Margaret Ford, known as Jubby and described as "witty and vivacious", was found dead in the flat in Montpelier Road, Brighton, in May last year.
She died after a battle against drink and drug addiction.
The body of the 39-year-old mother-of-three was discovered when a concerned friend asked the caretaker to let him in after trying the flat and getting no response.
In a statement the friend, William Joll, said: "I could see the lights were on. I knew the caretaker had a key so I went to get him.
"As I walked into the room I saw Margaret lying on the floor.

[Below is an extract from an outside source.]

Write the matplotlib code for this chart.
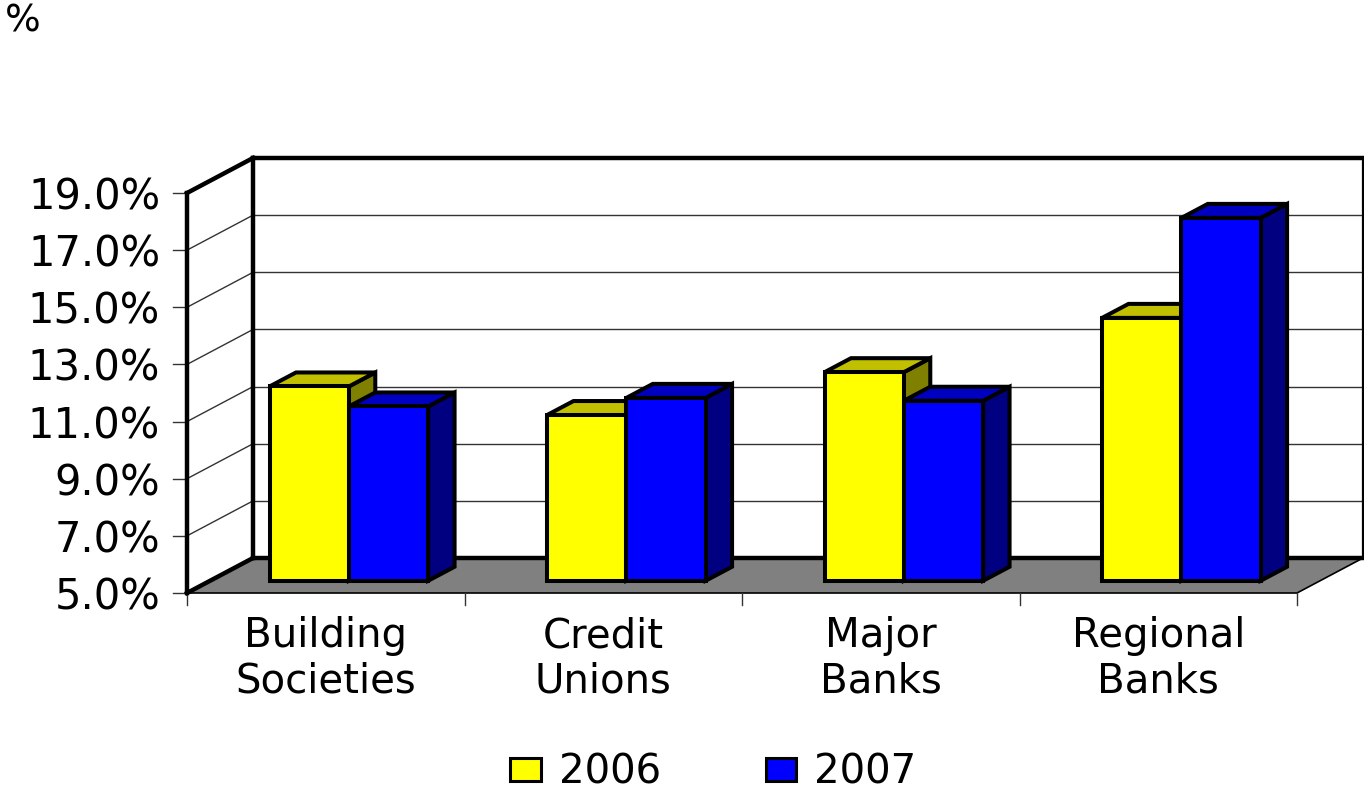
import matplotlib.pyplot as plt
from matplotlib.patches import Polygon, Patch

categories = ["Building\nSocieties", "Credit\nUnions", "Major\nBanks", "Regional\nBanks"]
series_names = ["2006", "2007"]
values_2006 = [11.8, 10.8, 12.3, 14.2]
values_2007 = [11.1, 11.4, 11.3, 17.7]
y_ticks = [5, 7, 9, 11, 13, 15, 17, 19]
y_tick_labels = ["5.0%", "7.0%", "9.0%", "11.0%", "13.0%", "15.0%", "17.0%", "19.0%"]

# face colours: front, top, side
COLORS = {
    "2006": ("#FFFF00", "#C0C000", "#808000"),
    "2007": ("#0000FF", "#0000C0", "#000080"),
}
FLOOR = "#808080"

Y_MIN, Y_MAX = 5, 19
DEPTH_X = 0.238   # category units
DEPTH_Y = 1.225   # percent units
BAR_W = 1 / 3.5
Z_FRONT, Z_BACK = 0.35, 0.75
FS = 29


def proj(x, y, z):
    return (x + z * DEPTH_X, y + z * DEPTH_Y)


def face(ax, pts, fc, lw=2.9, ec="black", zorder=3):
    ax.add_patch(Polygon([proj(*p) for p in pts], closed=True, facecolor=fc,
                         edgecolor=ec, lw=lw, joinstyle="miter", zorder=zorder))


fig = plt.figure(figsize=(13.64, 7.90), dpi=100)
ax = fig.add_axes([0, 0, 1, 1])
# pixel mapping: x=0 at 187 px, 277.5 px per category; 5% at 593 px, 28.57 px per %
ax.set_xlim(-187 / 277.5, (1364 - 187) / 277.5)
ax.set_ylim(5 - (790 - 593) / 28.571, 5 + 593 / 28.571)
ax.axis("off")

n = len(categories)

# walls and floor
face(ax, [(0, Y_MIN, 1), (n, Y_MIN, 1), (n, Y_MAX, 1), (0, Y_MAX, 1)], "white", lw=0, zorder=1)
face(ax, [(0, Y_MIN, 0), (0, Y_MIN, 1), (0, Y_MAX, 1), (0, Y_MAX, 0)], "white", lw=0, zorder=1)
face(ax, [(0, Y_MIN, 0), (n, Y_MIN, 0), (n, Y_MIN, 1), (0, Y_MIN, 1)], FLOOR, lw=1.2, zorder=1)

# gridlines on back wall and left wall, plus value ticks
for t, lab in zip(y_ticks, y_tick_labels):
    xs, ys = zip(proj(0, t, 1), proj(n, t, 1))
    ax.plot(xs, ys, color="#333333", lw=1.0, zorder=1.5)
    xs, ys = zip(proj(0, t, 0), proj(0, t, 1))
    ax.plot(xs, ys, color="#333333", lw=1.0, zorder=1.5)
    ax.plot([0, -0.05], [t, t], color="#333333", lw=1.0, zorder=1.5)
    ax.text(-0.097, t, lab, ha="right", va="center_baseline",
            fontsize=30, family="DejaVu Sans")


def edge(p0, p1, lw=3.2, color="black"):
    xs, ys = zip(proj(*p0), proj(*p1))
    ax.plot(xs, ys, color=color, lw=lw, solid_capstyle="projecting", zorder=2)


# thick wall outlines
edge((0, Y_MIN, 1), (n, Y_MIN, 1))
edge((0, Y_MAX, 1), (n, Y_MAX, 1))
edge((0, Y_MIN, 1), (0, Y_MAX, 1))
edge((n, Y_MIN, 1), (n, Y_MAX, 1), lw=1.6)
edge((0, Y_MIN, 0), (0, Y_MAX, 0))
edge((0, Y_MAX, 0), (0, Y_MAX, 1))
edge((0, Y_MIN, 0), (0, Y_MIN, 1))

# category ticks below the floor front edge
for i in range(n + 1):
    ax.plot([i, i], [Y_MIN, Y_MIN - 0.42], color="#333333", lw=1.0, zorder=1.5)

# bars
for i in range(n):
    for j, (name, vals) in enumerate(zip(series_names, [values_2006, values_2007])):
        v = vals[i]
        xl = i + 0.5 - BAR_W + j * BAR_W
        xr = xl + BAR_W
        front, top, side = COLORS[name]
        face(ax, [(xr, Y_MIN, Z_FRONT), (xr, Y_MIN, Z_BACK), (xr, v, Z_BACK), (xr, v, Z_FRONT)], side)
        face(ax, [(xl, v, Z_FRONT), (xr, v, Z_FRONT), (xr, v, Z_BACK), (xl, v, Z_BACK)], top)
        face(ax, [(xl, Y_MIN, Z_FRONT), (xr, Y_MIN, Z_FRONT), (xr, v, Z_FRONT), (xl, v, Z_FRONT)], front)

# category labels
for i, lab in enumerate(categories):
    ax.text(i + 0.5, 2.70, lab, ha="center", va="center", fontsize=FS,
            linespacing=1.15, family="DejaVu Sans")

# axis unit label
ax.text(-0.655, 24.66, "%", ha="left", va="baseline", fontsize=27, family="DejaVu Sans")

handles = [Patch(facecolor=COLORS[s][0], edgecolor="black", lw=2.2) for s in series_names]
fig.legend(handles, series_names, loc="center", bbox_to_anchor=(0.523, 0.022),
           ncol=2, frameon=False, handlelength=0.75, handleheight=0.5,
           handletextpad=0.45, columnspacing=2.6, prop={"family": "DejaVu Sans", "size": FS})

fig.savefig("out.png", dpi=100, facecolor="white")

I took one look at her and realised she was in a terminal condition."
Caretaker John Jordan told the inquest in Brighton he had seen Mrs Ford a week earlier with a scruffy man and she had "seemed out of it".
A month earlier she had returned from Dublin after spending several weeks at a convent retreat for people with alcohol-related problems and friends hoped she had successfully kicked her drug habit.
The inquest heard Mrs Ford died from a fatal dose of heroin and the level of alcohol in her blood was two-and-a-half times the legal drink-driving limit. She and her satirist father, who did not attend the inquest, were extremely close. He gave up drinking more than 30 years ago because of his own problems with alcohol.
Mr Ingrams, 66, now editor of the Oldie magazine, also has a son, Fred, 40, who is an artist.
A second son, Arthur, who was disabled, died in childhood.
Mrs Ford had been married for 14 years to David Ford, an executive with society caterers The Admirable Crichton but had recently moved temporarily from the marital home in Lewes, because of health problems.
Mr Ford, son of Sir Edward Ford, a former private-secretary to both the Queen and King George VI, did attend the inquest but was too upset to comment.
Coroner Veronica Hamilton-Deeley recorded a verdict that her death was an accident.